Just try and Google the symptoms for Inflammatory bowel disease and I bet most of you will think that you have it...

The lesson is this. We study for more than 6 years to DISTINGUISH symptoms and diseases. Anybody can read medical textbooks or google symptoms and will think they have the answer, but medical school teaches you how to work out what is a headache and what is a brain tumour.

Clinical examination is important. You'd be suprised to know what I can diagnose the way you walk into the room, or by simply looking at the back of your eye (and you would laugh at the amount of information we get out of a touch-your-nose-then-my-finger neurological examination).

Ah... sometimes I miss clinical medicine... but only sometimes...

Friday, January 16, 2009

Marketing a Journal Article...

We received this mail a while ago from Dan Jeffers...

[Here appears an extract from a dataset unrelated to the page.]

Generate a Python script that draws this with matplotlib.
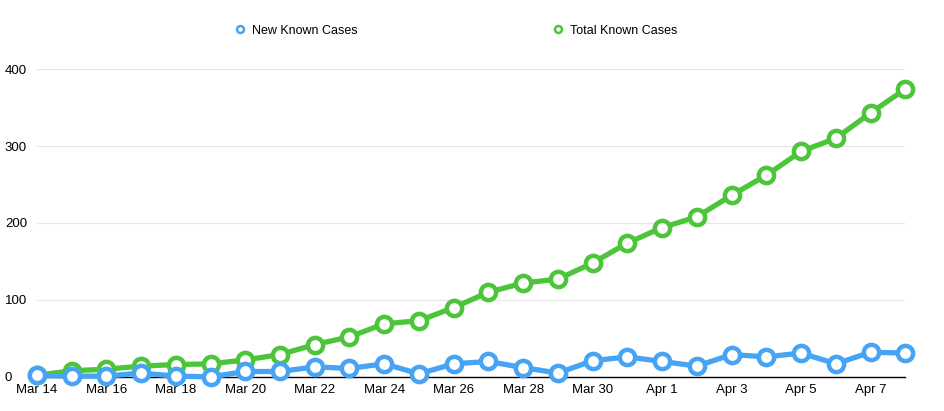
import numpy as np
import pandas as pd
import matplotlib
matplotlib.use('Agg')
import matplotlib.pyplot as plt
import matplotlib.dates as mdates
from matplotlib.lines import Line2D

plt.rcParams['font.family'] = ['Liberation Sans', 'DejaVu Sans']

dates = pd.date_range('2020-03-14', '2020-04-08', freq='D')
new_cases = [2, 1, 1, 5, 1, 0, 7, 7, 13, 11, 17, 4, 17, 20, 12, 5, 21,
             26, 20, 14, 29, 26, 31, 17, 32, 31]
total_cases = [2, 8, 10, 14, 16, 17, 22, 29, 42, 52, 69, 73, 90, 110, 122, 127, 148,
               174, 194, 208, 236, 262, 293, 310, 343, 374]
yticks = [0, 100, 200, 300, 400]

blue = '#47a3f3'
green = '#4cc53b'

fig = plt.figure(figsize=(9.45, 4.11), dpi=100)
ax = fig.add_axes([0.039, 0.083, 0.919, 0.749])

for vals, col in [(total_cases, green), (new_cases, blue)]:
    ax.plot(dates, vals, color=col, lw=3.8, marker='o', ms=11,
            mfc='white', mec=col, mew=3.2, clip_on=False, zorder=3)

ax.set_xlim(dates[0], dates[-1])
ax.set_ylim(0, 400)
ax.set_yticks(yticks)
ax.xaxis.set_major_locator(mdates.DayLocator(bymonthday=[14, 16, 18, 20, 22, 24, 26, 28, 30, 1, 3, 5, 7]))
ax.xaxis.set_major_formatter(mdates.DateFormatter('%b %-d'))
ax.grid(axis='y', color='#e6e6e6', lw=0.8)
ax.set_axisbelow(True)
for s in ['top', 'right', 'left']:
    ax.spines[s].set_visible(False)
ax.spines['bottom'].set_color('black')
ax.spines['bottom'].set_linewidth(1.0)
ax.spines['bottom'].set_zorder(2)
ax.tick_params(length=0, labelsize=9.5, colors='black')
ax.tick_params(axis='y', pad=23)
ax.tick_params(axis='x', pad=5)
for lab in ax.get_yticklabels():
    lab.set_horizontalalignment('left')

handles = [Line2D([], [], ls='none', marker='o', ms=5, mfc='white', mec=blue, mew=1.8),
           Line2D([], [], ls='none', marker='o', ms=5, mfc='white', mec=green, mew=1.8)]
fig.legend(handles, ['New Known Cases', 'Total Known Cases'], loc='center',
           bbox_to_anchor=(0.482, 0.925), ncol=2, frameon=False, fontsize=9,
           handletextpad=0.5, columnspacing=15.5, handlelength=1.0)

fig.savefig('out.png', dpi=100)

While reviewing blogs and Web sites that discuss blood disorders, I noticed that yours seems to be well-read and well-informed. Your readers may be interested in the recent clinical practice guidelines for von Willebrand Disease (VWD) offered by the National Heart, Lung, and Blood Institute (NHLBI) of the National Institutes of Health. These are the first clinical guidelines in the United States for the diagnosis and management of von Willebrand Disease (VWD), the most common inherited bleeding disorder. The guidelines include recommendations on screening, diagnosis, disease management, and directions for future research. An extensive article on the guidelines is published online Feb. 29 in the journal Haemophilia.

“These are the first guidelines on von Willebrand Disease published in the United States and we are pleased to offer clinicians science-based recommendations in the evaluation and treatment of patients,” said NHLBI Director Elizabeth G. Nabel, M.D. “The disease can be difficult to diagnose, especially in women of child-bearing age and in children, and the danger of excessive bleeding is often under-recognized.”

The guidelines can be found at, and are available for purchase or download.

We hope that you will reach out to your audience by posting a link and/or commenting about the recent guidelines. Thanks for helping us spread the word.

Dan Jeffers
Internet Marketing Specialist for
National Heart, Lung, and Blood Institute

What interests me most is not the guidelines for Von Willebrands disease (for medical personel can be found here), it's the fact that medical marketing seems to have taken a new turn.

Before, if a new guideline was published, it could be found in the latest journals like the NEMJ, BMJ, AMJ, SAMJ, CME (there are many (x 100) more) and you would get to know about it via word of mouth. Usually a collegue in the specific field of medicine would have either seen it in his journal, heard about it at a conference, or a drug rep would spread the word. Mostly reputable sources.

It is interesting, that in this new landscape of everything being accessible online (don't get me into the exhorbitant prices you pay to access journals) that this seems to be a new way to market. Get it on Blogs, have the medical Bloggers promote it. It's definately a cheaper and perhaps more far reaching marketing tool. But do you always trust the bloggers information?

This at least comes from a reputable site, so I know the info is good. But in the ever increasing world wide web, where a ton of stuff is factitious (see earlier post about men having babies) and where is it getting harder to distinguish legitimate medical sites from the hocus-pocus out there - I am sceptical about the marketing means...

I don't know...

Jury is out for me...

I'm still trying to decide if I like this type of marketing or if it going to create more headaches in the long run with the large, and sometimes painful, website and information verification process.